Auch Jäkels zweite Neubesetzung Christian Krug wird von den Anzeigenkunden geschätzt - und auch bei seiner Benennung gab es Kritik. Der neue Gala-Chefredakteur verantwortet nicht nur das People-Blatt, sondern führt auch das firmenfinanzierte Lufthansa-Magazin weiter und ist Editorial Advisor für die Firmenzeitschriften. Der Deutsche Journalisten Verband erklärte, Auswirkungen auf die journalistische Unabhängigkeit zu befürchten. Vom Verlag hieß es dazu auf Anfrage, man sehe bei Christian Krug "keine Gefährdung der redaktionellen Unabhängigkeit".

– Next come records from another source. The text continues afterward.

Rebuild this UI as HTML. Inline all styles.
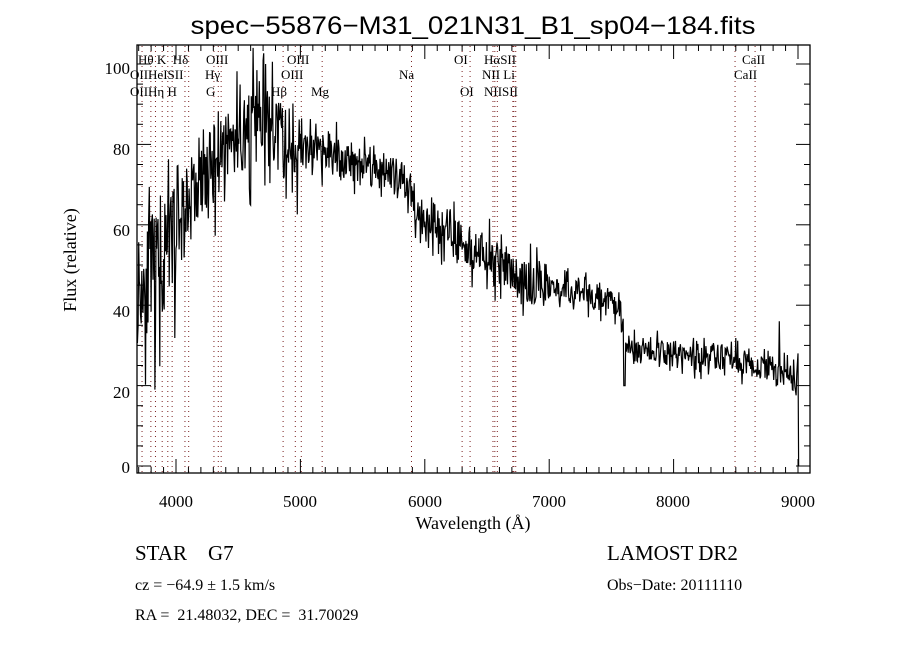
<!DOCTYPE html>
<html><head><meta charset="utf-8"><style>
html,body{margin:0;padding:0;background:#fff}
svg text{font-family:"Liberation Serif",serif;fill:#000;white-space:pre}
.sn{font-family:"Liberation Sans",sans-serif}
</style></head><body>
<svg id="s" width="900" height="650" xmlns="http://www.w3.org/2000/svg">
<rect width="900" height="650" fill="#fff"/>
<text x="473" y="34" font-size="25" text-anchor="middle" style="font-family:'Liberation Sans',sans-serif" textLength="565" lengthAdjust="spacingAndGlyphs">spec−55876−M31_021N31_B1_sp04−184.fits</text>
<g id="lines"></g>
<g id="ticks" stroke="#000" stroke-width="1"></g>
<path id="spec" fill="none" stroke="#000" stroke-width="1.2"/>
<rect x="137" y="45" width="673" height="428" fill="none" stroke="#000" stroke-width="1.3"/>
<g id="lbl" font-size="13"></g>
<g font-size="17" text-anchor="middle" class="sn" style="font-family:'Liberation Sans',sans-serif">
<text x="176" y="507">4000</text><text x="300" y="507">5000</text><text x="425" y="507">6000</text>
<text x="549" y="507">7000</text><text x="673" y="507">8000</text><text x="798" y="507">9000</text>
</g>
<g font-size="17" text-anchor="end" style="font-family:'Liberation Sans',sans-serif">
<text x="130" y="473">0</text><text x="130" y="398">20</text><text x="130" y="317">40</text>
<text x="130" y="236">60</text><text x="130" y="155">80</text><text x="130" y="74">100</text>
</g>
<text x="473" y="529" font-size="18" text-anchor="middle">Wavelength (Å)</text>
<text transform="translate(76,260) rotate(-90)" font-size="18" text-anchor="middle">Flux (relative)</text>
<text x="135" y="560" font-size="21">STAR    G7</text>
<text x="135" y="590" font-size="16">cz = −64.9 ± 1.5 km/s</text>
<text x="135" y="620" font-size="16">RA =  21.48032, DEC =  31.70029</text>
<text x="607" y="560" font-size="21">LAMOST DR2</text>
<text x="607" y="590" font-size="16">Obs−Date: 20111110</text>
</svg>
<script>
var X=function(l){return 176+(l-4000)*0.1244},Y=function(f){return 466-4.02*f};
var ns="http://www.w3.org/2000/svg";
function el(p,t,a,txt){var e=document.createElementNS(ns,t);for(var k in a)e.setAttribute(k,a[k]);if(txt)e.textContent=txt;p.appendChild(e);return e}
var tk=document.getElementById('ticks');
for(var l=3700;l<=9000;l+=100){var x=X(l),h=(l%1000==0)?14:6;el(tk,'line',{x1:x,y1:473,x2:x,y2:473-h});el(tk,'line',{x1:x,y1:45,x2:x,y2:45+h});}
for(var f=0;f<=100;f+=5){var y=Y(f),h=(f%20==0)?14:6;el(tk,'line',{x1:137,y1:y,x2:137+h,y2:y});el(tk,'line',{x1:810,y1:y,x2:810-h,y2:y});}
var L=[3727,3798,3835,3889,3934,3969,4072,4102,4305,4340,4363,4861,4959,5007,5175,5893,6300,6364,6548,6563,6583,6708,6716,6731,8494,8655];
var lg=document.getElementById('lines');
L.forEach(function(l){var x=X(l);el(lg,'line',{x1:x,y1:46,x2:x,y2:472,stroke:'#7a2020','stroke-width':1,'stroke-dasharray':'1,4'})});
var lb=document.getElementById('lbl');
[[138,64,'Hθ K  Hδ'],[206,64,'OIII'],[287,64,'OIII'],[454,64,'OI'],[484,64,'HαSII'],[742,64,'CaII'],
[130,79,'OIIHeISII'],[205,79,'Hγ'],[281,79,'OIII'],[399,79,'Na'],[482,79,'NII Li'],[734,79,'CaII'],
[130,96,'OIIHη H'],[206,96,'G'],[271,96,'Hβ'],[311,96,'Mg'],[460,96,'OI'],[484,96,'NIISII']].forEach(function(a){el(lb,'text',{x:a[0],y:a[1]},a[2])});
var seed=11;function r(){seed=(seed*16807)%2147483647;return seed/2147483647}
var K=[[3690,45],[3800,48],[3900,50],[4000,60],[4200,70],[4400,80],[4700,85],[4900,80],[5100,78],[5400,76],[5700,73],[5850,70],[5950,64],[6200,58],[6500,52],[6800,46],[7100,44],[7500,41],[7580,38],[7620,28],[7800,29],[8000,28],[8400,27],[8800,24],[8950,22],[9000,20]];
function base(l){for(var i=0;i<K.length-1;i++)if(l<=K[i+1][0]){var t=(l-K[i][0])/(K[i+1][0]-K[i][0]);return K[i][1]+t*(K[i+1][1]-K[i][1])}return 20}
var d='';for(var l=3690;l<=8990;l+=5){var a=l<4100?16:l<5000?11:l<6000?5.5:l<7000?6:3.5;var f=base(l)+(r()-0.5)*2*a*(r()<0.2?1.7:0.9);
if(Math.abs(l-7605)<6)f=20;if(Math.abs(l-8850)<4)f=36;if(Math.abs(l-4620)<5)f=104;if(Math.abs(l-4720)<4)f=100;if(Math.abs(l-3830)<5)f=19;
if(f<3)f=3;d+=(d?'L':'M')+X(l).toFixed(1)+','+Y(f).toFixed(1)}
d+='L'+X(9000)+','+Y(28)+'L'+X(9005)+','+Y(0);
document.getElementById('spec').setAttribute('d',d);
</script>
</body></html>
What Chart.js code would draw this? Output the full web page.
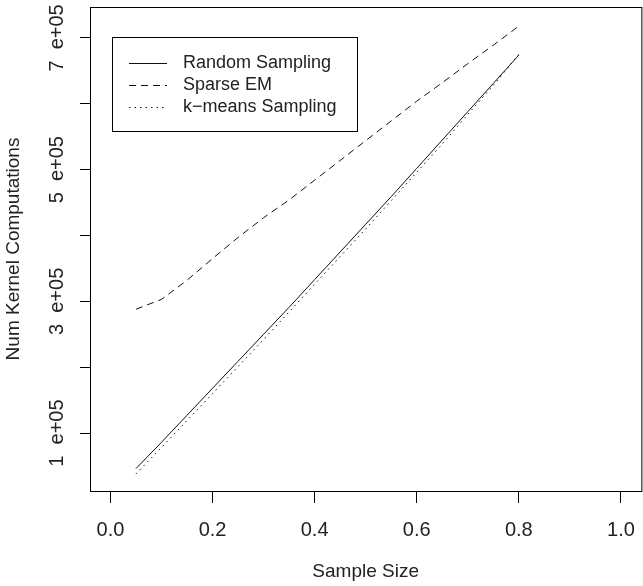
<!DOCTYPE html>
<html>
<head>
<meta charset="utf-8">
<script src="https://cdn.jsdelivr.net/npm/chart.js@4/dist/chart.umd.min.js"></script>
<style>
  html, body { margin: 0; padding: 0; background: #fff; overflow: hidden; }
  canvas { display: block; }
</style>
</head>
<body>
<canvas id="kernelChart" width="650" height="586"></canvas>
<script>
// values (y in kernel computations)
const sampleSizes = [0.05, 0.10, 0.15, 0.20, 0.25, 0.30, 0.35, 0.40, 0.45, 0.50, 0.55, 0.60, 0.65, 0.70, 0.75, 0.80];
const randomSampling = [46000, 86000, 127000, 168000, 209000, 250000, 291000, 333000, 375000, 417000, 459000, 502000, 545000, 588000, 631000, 674000];
const sparseEM = [288000, 303000, 332000, 365000, 397000, 427000, 454000, 484000, 514000, 544000, 574000, 604000, 632000, 661000, 689000, 718000];
const kmeansSampling = [38000, 78000, 119000, 160000, 201000, 242000, 284000, 326000, 368000, 410000, 453000, 496000, 539000, 584000, 628000, 675000];

const seriesNames = ['Random Sampling', 'Sparse EM', 'k\u2212means Sampling'];
const xTicks = [0.0, 0.2, 0.4, 0.6, 0.8, 1.0];
const yTicks = [100000, 200000, 300000, 400000, 500000, 600000, 700000];
const yTickLabels = ['1  e+05', '', '3  e+05', '', '5  e+05', '', '7  e+05'];

document.addEventListener("DOMContentLoaded", function () {
    const textColor = '#222';
    const toPoints = (ys) => sampleSizes.map((x, i) => ({x: x, y: ys[i]}));

    // R style box around the plot region
    const boxPlugin = {
        id: 'plotBox',
        afterDraw(chart) {
            const a = chart.chartArea;
            const ctx = chart.ctx;
            ctx.save();
            ctx.strokeStyle = '#000';
            ctx.lineWidth = 1;
            ctx.strokeRect(a.left + 0.5, a.top + 0.5, a.right - a.left, a.bottom - a.top);
            ctx.restore();
        }
    };

    // rotated y tick labels
    const yLabelPlugin = {
        id: 'yLabels',
        afterDraw(chart) {
            const y = chart.scales.y;
            const ctx = chart.ctx;
            ctx.save();
            ctx.fillStyle = textColor;
            ctx.font = '20px "Liberation Sans", Arial, sans-serif';
            ctx.textAlign = 'center';
            ctx.textBaseline = 'middle';
            yTicks.forEach((v, i) => {
                if (!yTickLabels[i]) return;
                ctx.save();
                ctx.translate(chart.chartArea.left - 33, y.getPixelForValue(v));
                ctx.rotate(-Math.PI / 2);
                ctx.fillText(yTickLabels[i], 0, 0);
                ctx.restore();
            });
            ctx.restore();
        }
    };

    // boxed legend in the top left corner of the plot
    const legendPlugin = {
        id: 'boxLegend',
        afterDraw(chart) {
            const a = chart.chartArea;
            const ctx = chart.ctx;
            const left = a.left + 22, top = a.top + 30;
            ctx.save();
            ctx.fillStyle = '#fff';
            ctx.fillRect(left, top, 245, 94);
            ctx.strokeStyle = '#000';
            ctx.lineWidth = 1;
            ctx.strokeRect(left + 0.5, top + 0.5, 245, 94);
            ctx.font = '18px "Liberation Sans", Arial, sans-serif';
            ctx.textBaseline = 'middle';
            chart.data.datasets.forEach((ds, i) => {
                const cy = top + 26 + i * 22;
                ctx.setLineDash(ds.borderDash || []);
                ctx.strokeStyle = ds.borderColor;
                ctx.beginPath();
                ctx.moveTo(left + 17, cy + 0.5);
                ctx.lineTo(left + 55, cy + 0.5);
                ctx.stroke();
                ctx.setLineDash([]);
                ctx.fillStyle = textColor;
                ctx.fillText(ds.label, left + 71, cy);
            });
            ctx.restore();
        }
    };

    const data = {
        datasets: [{
            label: seriesNames[0],
            data: toPoints(randomSampling),
            borderColor: '#111',
            borderWidth: 1,
            pointRadius: 0,
        }, {
            label: seriesNames[1],
            data: toPoints(sparseEM),
            borderColor: '#111',
            borderWidth: 1,
            borderDash: [7, 5],
            pointRadius: 0,
        }, {
            label: seriesNames[2],
            data: toPoints(kmeansSampling),
            borderColor: '#111',
            borderWidth: 1,
            borderDash: [1.5, 4],
            pointRadius: 0,
        }]
    };

    const config = {
        type: 'line',
        data: data,
        options: {
            responsive: false,
            animation: false,
            layout: { padding: { top: 7, right: 4, left: 0, bottom: 0 } },
            plugins: {
                legend: { display: false },
                tooltip: { enabled: false },
            },
            scales: {
                x: {
                    type: 'linear',
                    min: -0.04,
                    max: 1.04,
                    afterBuildTicks: (scale) => { scale.ticks = xTicks.map(v => ({value: v})); },
                    afterFit: (scale) => { scale.height = 95; },
                    grid: { drawOnChartArea: false, drawTicks: true, tickLength: 12, color: '#000' },
                    border: { display: true, color: '#000' },
                    ticks: {
                        padding: 15,
                        color: textColor,
                        font: { size: 20, family: '"Liberation Sans", Arial, sans-serif' },
                        maxRotation: 0,
                        autoSkip: false,
                        callback: (v) => Number(v).toFixed(1),
                    },
                    title: {
                        display: true,
                        text: 'Sample Size',
                        color: textColor,
                        font: { size: 19, family: '"Liberation Sans", Arial, sans-serif' },
                        padding: { top: 0, bottom: 3 },
                    },
                },
                y: {
                    type: 'linear',
                    min: 12000,
                    max: 747000,
                    afterBuildTicks: (scale) => { scale.ticks = yTicks.map(v => ({value: v})); },
                    afterFit: (scale) => { scale.width = 90; },
                    grid: { drawOnChartArea: false, drawTicks: true, tickLength: 10, color: '#000' },
                    border: { display: true, color: '#000' },
                    ticks: { display: false },
                    title: {
                        display: true,
                        text: 'Num Kernel Computations',
                        color: textColor,
                        font: { size: 19, family: '"Liberation Sans", Arial, sans-serif' },
                        padding: { top: 2, bottom: 0 },
                    },
                },
            },
        },
        plugins: [boxPlugin, yLabelPlugin, legendPlugin],
    };

    new Chart(document.getElementById('kernelChart'), config);
});
</script>
</body>
</html>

"Abhängigkeit ist Geschäftsgrundlage"

Dass Krug sich mit Abhängigkeiten zumindest auskennt, zeigte er, als er seine Karriere als Chefredakteur des Lifestyle-Titels Max beendete. Via Spiegel ermöglichte er dem staunenden Laien Einblicke in die Verflechtungen von Modejournalisten und Anzeigenkunden - von eingeforderter "redaktioneller Unterstützung" erzählte er. Im Modejournalismus gehe es nicht darum, ob ein Medium von den Anzeigen abhängig sei. "Diese Abhängigkeit ist Geschäftsgrundlage. Es geht allenfalls um das wie weit?", schrieb Krug 2008.

Am 21. November tagt der Aufsichtsrat von Gruner + Jahr. Auch mit den Sorgen von innen könnte sich Jäkel noch beschäftigen müssen.

In einer vorherigen Version des Textes hieß es, Julia Jäkel habe ihre Kinder nach den Eltern von Angelika Jahr benannt und nicht wie. Julia Jäkel legt aber Wert darauf, ihr Kinder nach ihren eigenen, namensgleichen Urgroßeltern benannt zu haben.